A woman who worked as a contractor for the NSA contacts David. She has a recording of the vice president’s call to Cyrus after killing her husband.

Olivia calls her father. She wants to know if he was trying to protect Olivia from who her mother was. He offers to talk to her about other things at Sunday dinner because she’s never going to get the answers she’s looking for from him. He heads back to work, but Jake is behind his desk, as the new head of B-613. Fitz lets him know via phone that the two of them will make a heck of a team.

Maya calls Olivia but won’t reveal her location. She only tells her daughter that she will see her real soon. It is revealed that Maya made that call from just outside the White House.

== Production ==
The episode was written by Zahir McGhee and directed by executive producer Tom Verica. The episode featured the song "Living for the City" by Stevie Wonder. The writers of the show began brainstorming for the episode early in October. Filming for the episode began on October 31.

==Reception==

===Broadcasting and ratings===
"A Door Marked Exit" was originally broadcast on Thursday, December 12, 2013 in the United States on ABC. The episode's total viewership was 9,22 million and in the key 18–49 demographic, the episode earned a 3.2 Nielsen rating, up 12 percent from the previous episode in total viewers (8.27) and up 7 percent in the target 18–49 demographic (3.0) marking the 2nd-highest-ever episode in the key demographic 18-49.

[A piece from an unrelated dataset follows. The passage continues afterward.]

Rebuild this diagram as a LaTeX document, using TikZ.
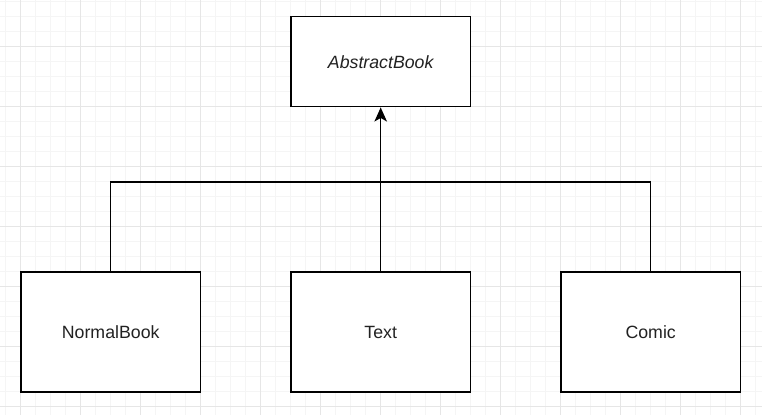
\documentclass[tikz,border=0pt]{standalone}
\usepackage{fontspec}
\setmainfont{Liberation Sans}
\usepackage{tikz}
\usetikzlibrary{arrows.meta,positioning}
\definecolor{gridminor}{HTML}{F5F5F5}
\definecolor{gridmajor}{HTML}{E6E6E6}
\definecolor{textgray}{HTML}{222222}

\tikzset{
  classbox/.style={draw=black, line width=0.9pt, fill=white, inner sep=0pt,
    minimum width=3.6cm, minimum height=2.4cm, text=textgray,
    font=\fontsize{10.1}{12}\selectfont},
  inherit/.style={draw=black, line width=0.9pt},
}

\begin{document}
\begin{tikzpicture}[x=0.02cm, y=-0.02cm]
			\useasboundingbox (0,0) rectangle (762,415);
			\fill[white] (0,0) rectangle (762,415);
			% grid
			\foreach \gx in {5.7,20.7,...,762} \draw[gridminor, line width=0.5pt] (\gx,0) -- (\gx,415);
			\foreach \gy in {1,16,...,415} \draw[gridminor, line width=0.5pt] (0,\gy) -- (762,\gy);
			\foreach \gx in {20.7,80.7,...,762} \draw[gridmajor, line width=0.5pt] (\gx,0) -- (\gx,415);
			\foreach \gy in {46,106,...,415} \draw[gridmajor, line width=0.5pt] (0,\gy) -- (762,\gy);
			% classes
			\node[classbox, minimum height=1.8cm] (abstract) at (380.7,61.7) {\itshape AbstractBook};
			\node[classbox] (normal) at (110.7,332) {NormalBook};
			\node[classbox] (text) at (380.7,332) {Text};
			\node[classbox] (comic) at (650.7,332) {Comic};
			\coordinate (hub) at (380.7,182);
			% connectors
			\draw[inherit] (normal.north) |- (hub) -| (comic.north);
			\draw[inherit, -{Stealth[length=0.28cm, width=0.25cm, inset=0.07cm]}] (text.north) -- (abstract.south);
		\end{tikzpicture}
\end{document}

The Nielsen score additionally registered the show as the week's highest rated drama and third-highest rated scripted series in the 18–49 demographic, placing behind ABC's Modern Family (3.5) and Fox's The Simpsons (3.5). Seven days of time-shifted viewing added on an additional 1.4 rating points in the 18–49 demographic and 3.67 million viewers, bringing the total viewership for the episode to 13.04 million viewers with a 4.6 Nielsen rating in the 18–49 demographic.

=== Critical response ===
The episode received mostly positive reviews, and were better received than the previous episode "YOLO". Sonia Saraiya, writing for The A.V. Club, said: "This is a way better episode than last week’s awful, awful “YOLO,” but it's still suspiciously murky—it doesn't neatly tie off the loose ends that this season unraveled", referring to the previous episode.

Miranda Wicker from TV Fanatic praised the episode, saying: "Ahhh! Scandal!! Allow me a moment to lose my mind a little bit about how amazing that mid-season finale was. THAT is how to close one chapter of a season and open a whole new one when the series returns in February."

Many critics praised Joe Morton's character Rowan Pope and his speech in the episode. Danielle Henderson from Vulture said "...for his “I’m a man, you’re a boy” speech. It was VERY DRAMATIC, but I loved it." Miranda Wicker from TV Fanatic commented, "Rowan's 'you're a boy' speech to Fitz was amazingly written and delivered. Round of applause for Joe Morton!" She continued saying that the speech was one of the two best moments of the episode and it delivered a very accurate feeling a lot of the audience already had thought about the topic saying "Rowan's belief that Olivia is Fitz' way out, his "door marked exit", was spot on. She's his escape."